## To do
Leaving the pictures out, print the lines from the first line of the listing through the line containing "const headline = 'แบบเรียนภาษาไทยเรื่องพระร่วง/", exactly as they read, and no others.
** Start of Recorded data **
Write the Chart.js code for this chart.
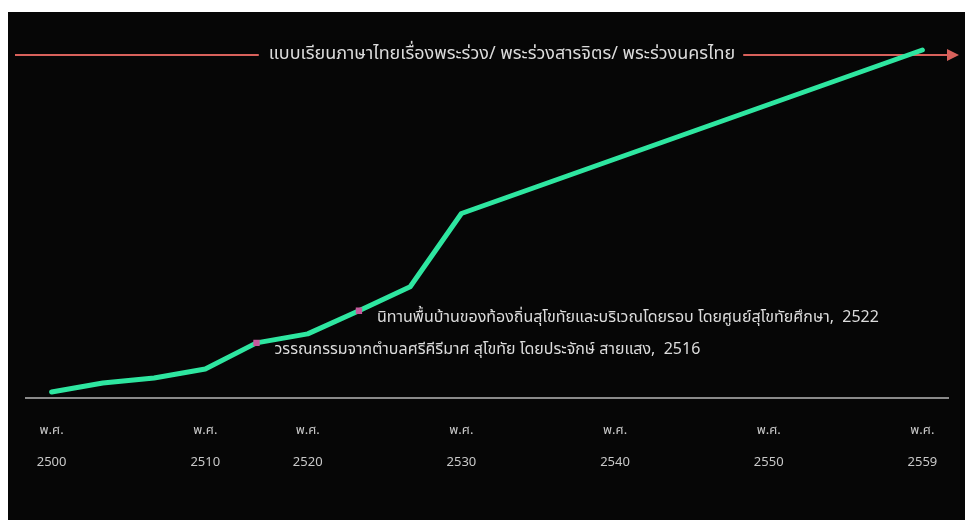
<!DOCTYPE html>
<html>
<head>
<meta charset="utf-8">
<script src="https://cdn.jsdelivr.net/npm/chart.js@4.4.1/dist/chart.umd.min.js"></script>
<style>
  html, body { margin: 0; padding: 0; background: #ffffff; }
  #wrap { width: 965px; height: 520px; }
</style>
</head>
<body>
<div id="wrap"><canvas id="bookChart"></canvas></div>
<script>
// categories along the time line (only some are labelled)
const categories = ['2500', '', '', '2510', '2516', '2520', '2522', '', '2530', '', '', '2540', '', '', '2550', '', '', '2559'];
const shownYears = ['2500', '2510', '2520', '2530', '2540', '2550', '2559'];
// line values (null = no point, line spans across)
const lineValues = [6, 15, 20, 29, 55, 64, 87, 111, 184, null, null, null, null, null, null, null, null, 347];
const markedIdx = [4, 6];
const notes = [
    'วรรณกรรมจากตำบลศรีคีรีมาศ สุโขทัย โดยประจักษ์ สายแสง,  2516',
    'นิทานพื้นบ้านของท้องถิ่นสุโขทัยและบริเวณโดยรอบ โดยศูนย์สุโขทัยศึกษา,  2522'
];
const headline = 'แบบเรียนภาษาไทยเรื่องพระร่วง/ พระร่วงสารจิตร/ พระร่วงนครไทย';

const thaiFont = '"Noto Sans Thai", Tahoma, "DejaVu Sans", sans-serif';

const backdrop = {
    id: 'backdrop',
    beforeDraw(chart) {
        const c = chart.ctx;
        c.save();
        c.fillStyle = '#ffffff';
        c.fillRect(0, 0, chart.width, chart.height);
        c.fillStyle = '#060606';
        c.fillRect(8, 12, chart.width - 8, chart.height - 12);
        c.restore();
    }
};

const headlineArrow = {
    id: 'headlineArrow',
    beforeDatasetsDraw(chart) {
        const c = chart.ctx;
        const y = 55;
        const cx = 502;
        c.save();
        c.font = '18px ' + thaiFont;
        const w = c.measureText(headline).width;
        c.strokeStyle = '#d8615b';
        c.lineWidth = 2;
        c.beginPath();
        c.moveTo(15, y);
        c.lineTo(cx - w / 2 - 10, y);
        c.moveTo(cx + w / 2 + 8, y);
        c.lineTo(950, y);
        c.stroke();
        c.fillStyle = '#d8615b';
        c.beginPath();
        c.moveTo(959, y);
        c.lineTo(947, y - 6);
        c.lineTo(947, y + 6);
        c.closePath();
        c.fill();
        c.fillStyle = '#dcdcdc';
        c.textAlign = 'center';
        c.textBaseline = 'middle';
        c.fillText(headline, cx, y);
        c.restore();
    }
};

const pointNotes = {
    id: 'pointNotes',
    afterDatasetsDraw(chart) {
        const c = chart.ctx;
        const pts = chart.getDatasetMeta(0).data;
        c.save();
        c.font = '16px ' + thaiFont;
        c.fillStyle = '#dcdcdc';
        c.textAlign = 'left';
        c.textBaseline = 'middle';
        markedIdx.forEach(function(idx, i) {
            const p = pts[idx];
            c.fillText(notes[i], p.x + 18, p.y + 8);
        });
        c.restore();
    }
};

document.addEventListener('DOMContentLoaded', function() {
    const ctx = document.getElementById('bookChart');

    new Chart(ctx, {
        type: 'line',
        data: {
            labels: categories,
            datasets: [{
                data: lineValues,
                borderColor: '#2ee6a0',
                borderWidth: 5,
                borderJoinStyle: 'round',
                borderCapStyle: 'round',
                tension: 0,
                spanGaps: true,
                pointStyle: 'rect',
                pointRadius: lineValues.map((v, i) => markedIdx.includes(i) ? 4.5 : 0),
                pointBackgroundColor: '#c45a9c',
                pointBorderWidth: 0
            }]
        },
        options: {
            responsive: true,
            maintainAspectRatio: false,
            animation: false,
            layout: {
                padding: { left: 26, right: 17, top: 47, bottom: 24 }
            },
            plugins: {
                legend: { display: false },
                tooltip: { enabled: false }
            },
            scales: {
                x: {
                    offset: true,
                    grid: { display: false, drawTicks: false },
                    border: { display: true, color: '#8a8a8a', width: 2 },
                    ticks: {
                        autoSkip: false,
                        maxRotation: 0,
                        padding: 17,
                        color: '#c8c8c8',
                        font: { family: thaiFont, size: 13, lineHeight: 2.46 },
                        callback: function(value) {
                            const lab = categories[value];
                            return shownYears.includes(lab) ? ['พ.ศ.', lab] : '';
                        }
                    }
                },
                y: {
                    display: false,
                    min: 0,
                    max: 350
                }
            }
        },
        plugins: [backdrop, headlineArrow, pointNotes]
    });
});
</script>
</body>
</html>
** End of Recorded data **
## Solution below
Write the Chart.js code for this chart.
<!DOCTYPE html>
<html>
<head>
<meta charset="utf-8">
<script src="https://cdn.jsdelivr.net/npm/chart.js@4.4.1/dist/chart.umd.min.js"></script>
<style>
  html, body { margin: 0; padding: 0; background: #ffffff; }
  #wrap { width: 965px; height: 520px; }
</style>
</head>
<body>
<div id="wrap"><canvas id="bookChart"></canvas></div>
<script>
// categories along the time line (only some are labelled)
const categories = ['2500', '', '', '2510', '2516', '2520', '2522', '', '2530', '', '', '2540', '', '', '2550', '', '', '2559'];
const shownYears = ['2500', '2510', '2520', '2530', '2540', '2550', '2559'];
// line values (null = no point, line spans across)
const lineValues = [6, 15, 20, 29, 55, 64, 87, 111, 184, null, null, null, null, null, null, null, null, 347];
const markedIdx = [4, 6];
const notes = [
    'วรรณกรรมจากตำบลศรีคีรีมาศ สุโขทัย โดยประจักษ์ สายแสง,  2516',
    'นิทานพื้นบ้านของท้องถิ่นสุโขทัยและบริเวณโดยรอบ โดยศูนย์สุโขทัยศึกษา,  2522'
];
const headline = 'แบบเรียนภาษาไทยเรื่องพระร่วง/ พระร่วงสารจิตร/ พระร่วงนครไทย';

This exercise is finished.